Le difficoltà sul set e il famoso “incidente in acqua”
Le riprese non sono state sempre una passeggiata. Can Yaman stesso ha raccontato un momento di difficoltà: durante una scena in acqua, subito dopo un’esplosione, si è sentito intrappolato dai costumi bagnati. Vestito con sei chili tra abiti, bracciali e accessori di ferro, si è agitato per qualche secondo. Michelini, però, ridimensiona l’episodio: «Non c’è mai stato un pericolo reale. Io ero sott’acqua con la macchina da presa e l’ho tirato su all’istante». Una dinamica che dimostra quanto il set fosse impegnativo, ma anche quanto il regista fosse vicino all’attore in ogni fase.

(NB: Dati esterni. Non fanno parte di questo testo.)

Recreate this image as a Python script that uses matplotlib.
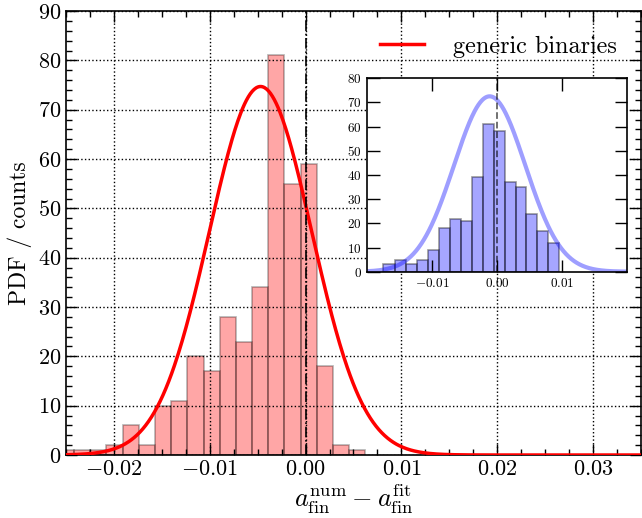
"""
Histogram of final-spin residuals with Gaussian fit; inset with the second sample.
Uses matplotlib + numpy only.
"""

import matplotlib

matplotlib.use("Agg")
import matplotlib.pyplot as plt
import numpy as np
from matplotlib.ticker import FixedLocator, FuncFormatter, MultipleLocator

# main panel: shared bin edges and counts
MAIN_EDGES = [-0.02586, -0.02417, -0.02248, -0.02079, -0.01910, -0.01741,
              -0.01572, -0.01403, -0.01234, -0.01065, -0.00896, -0.00727,
              -0.00558, -0.00389, -0.00220, -0.00051, 0.00118, 0.00287,
              0.00456, 0.00625]
MAIN_COUNTS = [1, 1, 1, 2, 6, 2, 10, 11, 20, 17, 28, 23, 34, 81, 55, 59, 18, 2, 1]
MAIN_FIT_MU = -0.0047
MAIN_FIT_SIGMA = 0.00534

# inset panel
INSET_EDGES = [-0.01754, -0.01575, -0.01406, -0.01237, -0.01068, -0.00898,
               -0.00729, -0.00560, -0.00391, -0.00222, -0.00052, 0.00117,
               0.00286, 0.00455, 0.00625, 0.00794, 0.00963]
INSET_COUNTS = [3, 5, 3, 5, 9, 18, 22, 21, 39, 61, 58, 37, 35, 24, 17, 12]
INSET_FIT_MU = -0.00113
INSET_FIT_SIGMA = 0.0055

MAIN_XTICKS = [-0.02, -0.01, 0.00, 0.01, 0.02, 0.03]
INSET_XTICKS = [-0.01, 0.00, 0.01]
LEGEND_LABEL = "generic binaries"


def gauss(x, mu, sigma):
    return np.exp(-0.5 * ((x - mu) / sigma) ** 2) / (sigma * np.sqrt(2 * np.pi))


def tick_fmt(v, _pos):
    return f"${v:.2f}$"


def draw_hist(ax, edges, counts, color, edge_alpha):
    edges = np.asarray(edges)
    ax.bar(edges[:-1], counts, width=np.diff(edges), align="edge",
           facecolor=color, edgecolor=(0, 0, 0, edge_alpha), linewidth=1.2)


def main() -> None:
    plt.rcParams.update(
        {
            "font.family": "serif",
            "font.serif": ["cmr10", "DejaVu Serif"],
            "mathtext.fontset": "cm",
            "axes.linewidth": 1.2,
        }
    )

    fig = plt.figure(figsize=(6.42, 5.18), dpi=100)
    ax = fig.add_axes([0.1028, 0.1216, 0.8956, 0.857])

    draw_hist(ax, MAIN_EDGES, MAIN_COUNTS, (1, 0, 0, 0.35), 0.3)
    xs = np.linspace(-0.025, 0.035, 600)
    ax.plot(xs, gauss(xs, MAIN_FIT_MU, MAIN_FIT_SIGMA), color="red", lw=2.5,
            label=LEGEND_LABEL, zorder=3)
    ax.axvline(0.0, color="k", ls="-.", lw=1.2, zorder=4)

    ax.set_xlim(-0.025, 0.035)
    ax.set_ylim(0, 90)
    ax.xaxis.set_major_locator(FixedLocator(MAIN_XTICKS))
    ax.xaxis.set_minor_locator(MultipleLocator(0.0025))
    ax.xaxis.set_major_formatter(FuncFormatter(tick_fmt))
    ax.yaxis.set_major_locator(MultipleLocator(10))
    ax.yaxis.set_minor_locator(MultipleLocator(2))
    ax.yaxis.set_major_formatter(FuncFormatter(lambda v, p: f"${v:.0f}$"))
    ax.tick_params(which="both", direction="in", top=True, right=True, width=1.0,
                   labelsize=16)
    ax.tick_params(which="major", length=8)
    ax.tick_params(which="minor", length=4.5)
    ax.grid(True, which="major", ls=":", color="k", lw=1.0)
    ax.set_xlabel(r"$a_{\rm fin}^{\rm num} - a_{\rm fin}^{\rm fit}$", fontsize=19,
                  labelpad=2)
    ax.set_ylabel("PDF / counts", fontsize=17, labelpad=4)
    ax.legend(loc="upper right", frameon=False, fontsize=17.5, handlelength=1.8,
              handletextpad=1.2, borderaxespad=0.6)

    # inset
    ins = fig.add_axes([0.5721, 0.4755, 0.404, 0.3734])
    draw_hist(ins, INSET_EDGES, INSET_COUNTS, (0, 0, 1, 0.35), 0.4)
    xi = np.linspace(-0.02, 0.02, 400)
    ins.plot(xi, gauss(xi, INSET_FIT_MU, INSET_FIT_SIGMA), color=(0, 0, 1, 0.38),
             lw=3)
    ins.axvline(0.0, color=(0, 0, 0, 0.6), ls="--", lw=1.3)
    ins.set_xlim(-0.02, 0.02)
    ins.set_ylim(0, 80)
    ins.xaxis.set_major_locator(FixedLocator(INSET_XTICKS))
    ins.xaxis.set_major_formatter(FuncFormatter(tick_fmt))
    ins.yaxis.set_major_locator(MultipleLocator(10))
    ins.yaxis.set_major_formatter(FuncFormatter(lambda v, p: f"${v:.0f}$"))
    ins.tick_params(which="major", direction="in", top=True, right=True,
                    length=9, width=1.0, labelsize=9.5, pad=4)

    fig.savefig("out.png", dpi=100)
    plt.close(fig)


if __name__ == "__main__":
    main()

Una prova attoriale che sorprende anche i più scettici
Il risultato finale è una performance che unisce carisma, disciplina fisica e una sorprendente sensibilità emotiva. È questo equilibrio a dare credibilità a un personaggio così iconico e difficile da reinterpretare. La Tigre della Malesia, nella rilettura di Michelini e nella presenza scenica di Yaman, non è solo un guerriero: è un uomo attraversato da pulsioni, legami, ferite. E forse proprio questa dimensione complessa sta convincendo anche chi, all’inizio, aveva accolto con scetticismo l’idea di un Sandokan contemporaneo. Con numeri da capogiro all’esordio e un racconto visivo potente, la serie sembra aver centrato l’obiettivo: restituire al mito la sua forza originaria, ma senza rinunciare a una nuova profondità.